Durante los siguientes días no hubo vecinos reunidos, ni paredes empapeladas para escrachar a la gente del criadero. Crucé al hombre de aliento pastoso cuando volvía del almacén y no pareció reconocerme. Me pregunté cómo todos, después del escándalo que habían armado frente a esa casa, habían olvidado el asunto, y eso de algún modo me aterró. Ahora el único testigo de lo que había ocurrido aquella tarde era yo. Sin haber escuchado el aullido, era portador y heredero de un hecho sobrenatural que podía pasar a la historia, o a la historia del olvido, bajo la categoría de suceso inexplicable y vacío. Quizás por la sensación de que sin quererlo me había quedado con un secreto, al día siguiente no pude resistir la curiosidad.
No es que me propusiera vigilar o investigar el caso. Simplemente, camino al almacén, pasé frente al lugar de los hechos, y en el mismo instante en que dirigí la mirada melancólica hacia la casa, como si tratara de recuperar un lugar en el que viví algo bello mucho tiempo atrás, una mujer abrió la puerta y en un segundo le entregó a un hombre que llegaba un pitbull atado a una soga. La puerta se cerró y el hombre, observando una y otra vez a los costados, empezó a arrastrar a duras penas a una bestia que, se me hizo evidente, nunca había pisado la calle.

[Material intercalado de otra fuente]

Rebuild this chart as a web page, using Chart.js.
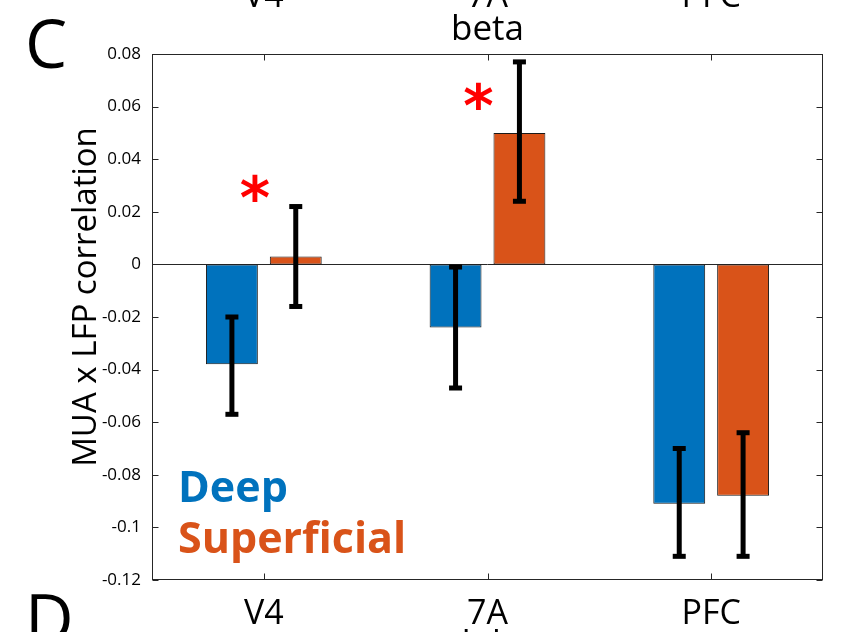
<!DOCTYPE html>
<html>
<head>
<meta charset="utf-8">
<script src="https://cdn.jsdelivr.net/npm/chart.js@4.4.0/dist/chart.umd.min.js"></script>
<style>
  html, body { margin: 0; padding: 0; background: #ffffff; }
  #wrap { width: 846px; height: 632px; position: relative; }
</style>
</head>
<body>
<div id="wrap"><canvas id="c" width="846" height="632"></canvas></div>
<script>
// Cortical areas and layer-resolved MUA x LFP correlation (beta band)
const areas = ['V4', '7A', 'PFC'];
const seriesNames = ['Deep', 'Superficial'];
const deepMean = [-0.038, -0.024, -0.091];
const supMean = [0.003, 0.050, -0.088];
// error bar extents (lower, upper)
const deepLow = [-0.057, -0.047, -0.111];
const deepHigh = [-0.020, -0.001, -0.070];
const supLow = [-0.016, 0.024, -0.111];
const supHigh = [0.022, 0.077, -0.064];
// significance markers: area and height on the y axis
const sigAreas = ['V4', '7A'];
const sigHeight = [0.029, 0.064];
// y tick labels
const yTickLabels = ['-0.12', '-0.1', '-0.08', '-0.06', '-0.04', '-0.02', '0', '0.02', '0.04', '0.06', '0.08'];
// neighbouring panel labels
const panelTitle = 'beta';
const nextPanelTitle = 'alpha';

const BLUE = '#0072BD';
const ORANGE = '#D95319';
const AXIS = '#262626';
const FONT = '"Open Sans", "Noto Sans", sans-serif';

const panelPlugin = {
  id: 'panelDecor',
  beforeDatasetsDraw(chart) {
    const { ctx, chartArea: a, scales: { y } } = chart;
    ctx.save();
    // bar baseline at zero
    const y0 = Math.round(y.getPixelForValue(0)) + 0.5;
    ctx.strokeStyle = AXIS;
    ctx.lineWidth = 1;
    ctx.beginPath();
    ctx.moveTo(a.left, y0);
    ctx.lineTo(a.right, y0);
    ctx.stroke();
    ctx.restore();
  },
  afterDatasetsDraw(chart) {
    const { ctx, chartArea: a, scales: { x, y } } = chart;
    ctx.save();

    // error bars
    const lows = [deepLow, supLow];
    const highs = [deepHigh, supHigh];
    ctx.strokeStyle = '#000';
    ctx.fillStyle = '#000';
    chart.data.datasets.forEach((ds, di) => {
      const meta = chart.getDatasetMeta(di);
      meta.data.forEach((bar, i) => {
        const cx = bar.x;
        const yl = y.getPixelForValue(lows[di][i]);
        const yh = y.getPixelForValue(highs[di][i]);
        ctx.lineWidth = 5;
        ctx.beginPath();
        ctx.moveTo(cx, yl);
        ctx.lineTo(cx, yh);
        ctx.stroke();
        ctx.fillRect(cx - 6.5, yl - 2.5, 13, 5);
        ctx.fillRect(cx - 6.5, yh - 2.5, 13, 5);
      });
    });

    // axes box
    ctx.strokeStyle = AXIS;
    ctx.lineWidth = 1;
    const L = Math.round(a.left) + 0.5, R = Math.round(a.right) - 0.5;
    const T = Math.round(a.top) + 0.5, B = Math.round(a.bottom) - 0.5;
    ctx.strokeRect(L, T, R - L, B - T);
    // inward ticks
    const tl = 6;
    ctx.beginPath();
    y.ticks.forEach(t => {
      const py = Math.round(y.getPixelForValue(t.value)) + 0.5;
      ctx.moveTo(L, py); ctx.lineTo(L + tl, py);
      ctx.moveTo(R, py); ctx.lineTo(R - tl, py);
    });
    areas.forEach((_, i) => {
      const px = Math.round(x.getPixelForValue(i)) + 0.5;
      ctx.moveTo(px, T); ctx.lineTo(px, T + tl);
      ctx.moveTo(px, B); ctx.lineTo(px, B - tl);
    });
    ctx.stroke();

    // significance asterisks
    ctx.fillStyle = '#FF0000';
    ctx.font = 'bold 58px "DejaVu Sans", sans-serif';
    ctx.textAlign = 'center';
    ctx.textBaseline = 'alphabetic';
    sigAreas.forEach((name, k) => {
      const i = areas.indexOf(name);
      const px = x.getPixelForValue(i) - 9;
      const py = y.getPixelForValue(sigHeight[k]);
      const m = ctx.measureText('*');
      const mid = (m.actualBoundingBoxAscent - m.actualBoundingBoxDescent) / 2;
      ctx.fillText('*', px, py + mid);
    });

    // in-axes legend text
    ctx.textAlign = 'left';
    ctx.font = 'bold 43px ' + FONT;
    ctx.fillStyle = BLUE;
    ctx.fillText(seriesNames[0], a.left + 26, 502);
    ctx.fillStyle = ORANGE;
    ctx.fillText(seriesNames[1], a.left + 26, 553);
    ctx.restore();
  },
  afterDraw(chart) {
    const { ctx, chartArea: a, scales: { x } } = chart;
    ctx.save();
    ctx.fillStyle = '#000';
    ctx.textBaseline = 'alphabetic';

    // panel title
    ctx.textAlign = 'center';
    ctx.font = '35px ' + FONT;
    ctx.fillText(panelTitle, (a.left + a.right) / 2, 40);

    // area labels of the panel above (cut by the top edge)
    ctx.font = '34px ' + FONT;
    areas.forEach((name, i) => {
      ctx.fillText(name, x.getPixelForValue(i), 7);
    });
    // title of the panel below (cut by the bottom edge)
    ctx.font = '35px ' + FONT;
    ctx.fillText(nextPanelTitle, (a.left + a.right) / 2, 655);

    // panel letters
    ctx.textAlign = 'left';
    ctx.font = '67px ' + FONT;
    ctx.fillText('C', 25, 68);
    ctx.fillText('D', 25, 643);

    // y axis title
    ctx.translate(96, 297);
    ctx.rotate(-Math.PI / 2);
    ctx.textAlign = 'center';
    ctx.font = '33px ' + FONT;
    ctx.fillText('MUA x LFP correlation', 0, 0);
    ctx.restore();
  }
};

new Chart(document.getElementById('c'), {
  type: 'bar',
  data: {
    labels: areas,
    datasets: [
      { label: seriesNames[0], data: deepMean, backgroundColor: BLUE, borderColor: '#1a1a1a', borderWidth: 1, borderSkipped: false },
      { label: seriesNames[1], data: supMean, backgroundColor: ORANGE, borderColor: '#1a1a1a', borderWidth: 1, borderSkipped: false }
    ]
  },
  options: {
    responsive: false,
    devicePixelRatio: 1,
    animation: false,
    categoryPercentage: 0.571,
    barPercentage: 0.8125,
    layout: { padding: { top: 54, right: 23, left: 0, bottom: 0 } },
    plugins: { legend: { display: false }, tooltip: { enabled: false } },
    scales: {
      x: {
        grid: { display: false, drawTicks: false },
        border: { display: false },
        ticks: { font: { family: FONT, size: 34 }, color: '#000', padding: 14, maxRotation: 0 },
        afterFit(s) { s.height = 52; }
      },
      y: {
        min: -0.12,
        max: 0.08,
        grid: { display: false, drawTicks: false },
        border: { display: false },
        ticks: {
          stepSize: 0.02,
          font: { family: FONT, size: 17 },
          color: '#000',
          padding: 11,
          callback(v) {
            const lab = yTickLabels.find(l => Math.abs(parseFloat(l) - v) < 1e-9);
            return lab === undefined ? '' : lab;
          }
        },
        afterFit(s) { s.width = 152; }
      }
    }
  },
  plugins: [panelPlugin]
});
</script>
</body>
</html>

Las características del hombre se correspondían, a grandes rasgos, con la descripción que había esbozado el hombre de los labios secos. Tatuajes en los brazos, una musculatura de gimnasio que lo hacía parecer más bajo de lo que realmente era. Avanzó con una urgencia inversamente proporcional a la del perro, que cada dos metros paraba y levantaba una pata para marcar territorio. Cada tanto lo tomaba de las axilas y lo cargaba unos metros, hasta que la bestia se ponía en marcha de nuevo. Parecía tan abochornado por su inexperiencia y por lo que podía representar para los transeúntes un animal de esa magnitud atado apenas por una soga, que había dejado de mirar a los costados. Sólo le preocupaba avanzar. Cursaba una carrera imposible contra el instinto de una bestia. Para cruzar las calles, tomaba al animal por debajo de las axilas y avanzaba inclinado, como si sostuviera un niño y tratara de enseñarle a caminar. Se me ocurrió que tal vez esa fuera la única manera de alzar a un pitbull de pelea sin perder el dominio.